In Lviv, a bastion of Ukrainian nationalism since Soviet times, the regional assembly declared autonomy from Yanukovich and his administration, which many west Ukrainians see as much closer to Moscow and to Ukraine’s Russian-speaking east.
Yanukovich, who replaced the head of the armed forces, had denounced the bloodshed in central Kiev as an attempted coup. His security service said it had launched a nationwide “anti-terrorist operation” after arms and ammunition dumps were looted.
The EU ministers are expected to consider a series of possible steps including asset freezes and travel bans, even though diplomats doubt their effectiveness.
Jumping out ahead of its EU allies, Washington imposed U.S. visa bans on 20 government officials it considered “responsible for ordering human rights abuses related to political oppression”, a State Department official said.
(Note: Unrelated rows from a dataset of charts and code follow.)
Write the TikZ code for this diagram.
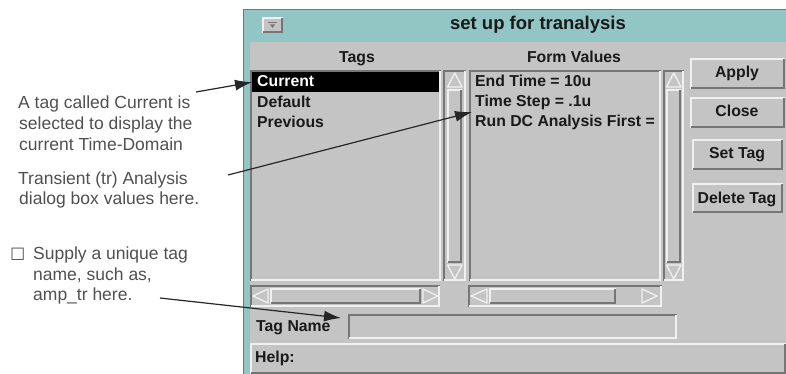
\documentclass[tikz,border=0pt]{standalone}
\usepackage{fontspec}
\setmainfont{Liberation Sans}
\newfontfamily\symfont{DejaVu Sans}
\usetikzlibrary{arrows.meta}
\definecolor{bodygray}{RGB}{196,196,196}
\definecolor{frameteal}{RGB}{146,198,196}
\definecolor{hilite}{RGB}{240,240,240}
\definecolor{lowedge}{RGB}{118,118,118}
\definecolor{annotgray}{RGB}{80,80,80}
\definecolor{uitext}{RGB}{25,25,25}
\newcommand\bvraised[4]{%
  \fill[bodygray] (#1,#2) rectangle (#3,#4);
  \draw[hilite, line width=1.6pt] (#1+0.8,#4) -- (#1+0.8,#2+0.8) -- (#3,#2+0.8);
  \draw[lowedge, line width=1.6pt] (#1+0.8,#4-0.8) -- (#3-0.8,#4-0.8) -- (#3-0.8,#2+0.8);}
\newcommand\bvsunken[4]{%
  \fill[bodygray] (#1,#2) rectangle (#3,#4);
  \draw[lowedge, line width=1.6pt] (#1+0.8,#4) -- (#1+0.8,#2+0.8) -- (#3,#2+0.8);
  \draw[hilite, line width=1.6pt] (#1+0.8,#4-0.8) -- (#3-0.8,#4-0.8) -- (#3-0.8,#2+0.8);}
\tikzset{
  uilabel/.style={inner sep=0pt, text=uitext, font=\bfseries\fontsize{15.8}{18}\selectfont},
  annot/.style={inner sep=0pt, anchor=base west, text=annotgray, font=\fontsize{17.5}{21}\selectfont},
  callout/.style={draw=black!85, line width=1.2pt, -{Latex[length=17pt,width=11pt]}},
  tri/.style={draw=hilite, line width=1.3pt, line join=round},
}
\begin{document}
\begin{tikzpicture}[x=1pt,y=-1pt]
\useasboundingbox (0,0) rectangle (786,374);
\fill[white] (0,0) rectangle (786,374);
% window frame and title bar
\fill[frameteal] (243,9) rectangle (786,374);
\draw[lowedge, line width=1pt] (243.5,374) -- (243.5,9.5) -- (786,9.5);
\fill[bodygray] (250,42) rectangle (786,374);
\bvraised{262}{17}{283}{33}
\draw[lowedge, line width=1pt] (268,23) -- (277,23);
\fill[lowedge] (270,24.5) -- (275,24.5) -- (272.5,28) -- cycle;
\node[uilabel, anchor=base, font=\bfseries\fontsize{18.5}{20}\selectfont] (title) at (538,30) {set up for tranalysis};
% column headers
\node[uilabel, anchor=base] (tagshdr) at (357,63) {Tags};
\node[uilabel, anchor=base] (formhdr) at (574,63) {Form Values};
% tags list
\bvsunken{250}{70}{441}{281}
\node[fill=black, inner sep=0pt, minimum width=187pt, minimum height=20pt, anchor=north west] (currow) at (252,72) {};
\node[uilabel, anchor=base west, text=white] (tcur) at (257,87) {Current};
\node[uilabel, anchor=base west] (tdef) at (257,108) {Default};
\node[uilabel, anchor=base west] (tprev) at (257,128) {Previous};
% tags vertical scrollbar
\bvsunken{443}{70}{466}{281}
\draw[tri] (447.5,87) -- (462,87) -- (454.75,73) -- cycle;
\bvraised{447}{89}{462}{263}
\draw[tri] (447.5,265) -- (462,265) -- (454.75,279) -- cycle;
% form values list
\bvsunken{469}{70}{661}{281}
\node[uilabel, anchor=base west] (fend) at (475,87) {End Time = 10u};
\node[uilabel, anchor=base west] (fstep) at (475,107) {Time Step = .1u};
\node[uilabel, anchor=base west] (frun) at (475,127) {Run DC Analysis First =};
% form vertical scrollbar
\bvsunken{663}{70}{684}{281}
\draw[tri] (666.5,87) -- (681,87) -- (673.75,73) -- cycle;
\bvraised{666}{89}{681}{263}
\draw[tri] (666.5,265) -- (681,265) -- (673.75,279) -- cycle;
% horizontal scrollbars
\bvsunken{250}{285}{440}{307}
\draw[tri] (268,289) -- (268,303) -- (253,296) -- cycle;
\bvraised{270}{288}{421}{304}
\draw[tri] (423,289) -- (423,303) -- (438,296) -- cycle;
\bvsunken{468}{285}{662}{307}
\draw[tri] (487,289) -- (487,303) -- (471,296) -- cycle;
\bvraised{489}{288}{616}{304}
\draw[tri] (642,289) -- (642,303) -- (657,296) -- cycle;
% buttons
\bvraised{690}{58}{785}{89}
\node[uilabel, anchor=base] (apply) at (737,78) {Apply};
\bvraised{690}{97}{785}{128}
\node[uilabel, anchor=base] (close) at (737,117) {Close};
\bvraised{692}{139}{783}{170}
\node[uilabel, anchor=base] (settag) at (737,159) {Set Tag};
\bvraised{692}{183}{783}{213}
\node[uilabel, anchor=base] (deltag) at (737,203) {Delete Tag};
% tag name field
\node[uilabel, anchor=base west] (tagname) at (256,331) {Tag Name};
\bvsunken{348}{314}{677}{339}
% help bar
\bvraised{250}{343}{786}{374}
\node[uilabel, anchor=base west] (help) at (255,362) {Help:};
% annotations
\node[annot] (a1) at (18,109) {A tag called Current is};
\node[annot] (a2) at (19,130) {selected to display the};
\node[annot] (a3) at (19,151) {current Time-Domain};
\node[annot] (b1) at (18,184) {Transient (tr) Analysis};
\node[annot] (b2) at (19,204) {dialog box values here.};
\node[annot, font=\symfont\fontsize{17}{18}\selectfont] (box) at (10,260) {☐};
\node[annot] (c1) at (33,259) {Supply a unique tag};
\node[annot] (c2) at (33,280) {name, such as,};
\node[annot] (c3) at (33,300) {amp\_tr here.};
% callout ends
\coordinate (s1) at (196,92);
\coordinate (s2) at (228,175);
\coordinate (e2) at (472,112);
\coordinate (s3) at (160,298);
\coordinate (e3) at (341,318);
\draw[callout] (s1) -- (currow.west);
\draw[callout] (s2) -- (e2);
\draw[callout] (s3) -- (e3);
\end{tikzpicture}
\end{document}
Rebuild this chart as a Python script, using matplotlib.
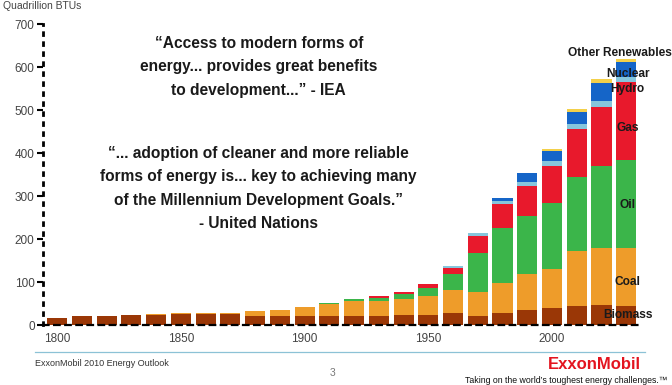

“These individuals represent the full chain of command we consider responsible for ordering the security forces to move against (the protesters),” the official said.
EU officials said Yanukovich himself would be excluded from any such measures in order to keep channels of dialogue open.
Diplomats said the threat of sanctions could also target assets held in the West by Ukrainian business oligarchs who have either backed Yanukovich or are sitting on the fence.
Russian President Vladimir Putin, who has met Yanukovich six times since the crisis began, has kept quiet on the flare-up. But Foreign Minister Sergei Lavrov blamed the West for inciting opposition radicals and called the threat of sanctions blackmail.
Ukraine’s hryvnia currency, flirting with its lowest levels since the global financial crisis five years ago, weakened again on Thursday.
Possibly due to the risk of sanctions, three of Ukraine’s richest magnates have stepped up pressure on Yanukovich to hold back from using force.
“There are no circumstances which justify the use of force toward the peaceful population,” steel and coal magnate Rinat Akhmetov, who bankrolled Yanukovich’s 2010 election campaign said in a statement late on Tuesday.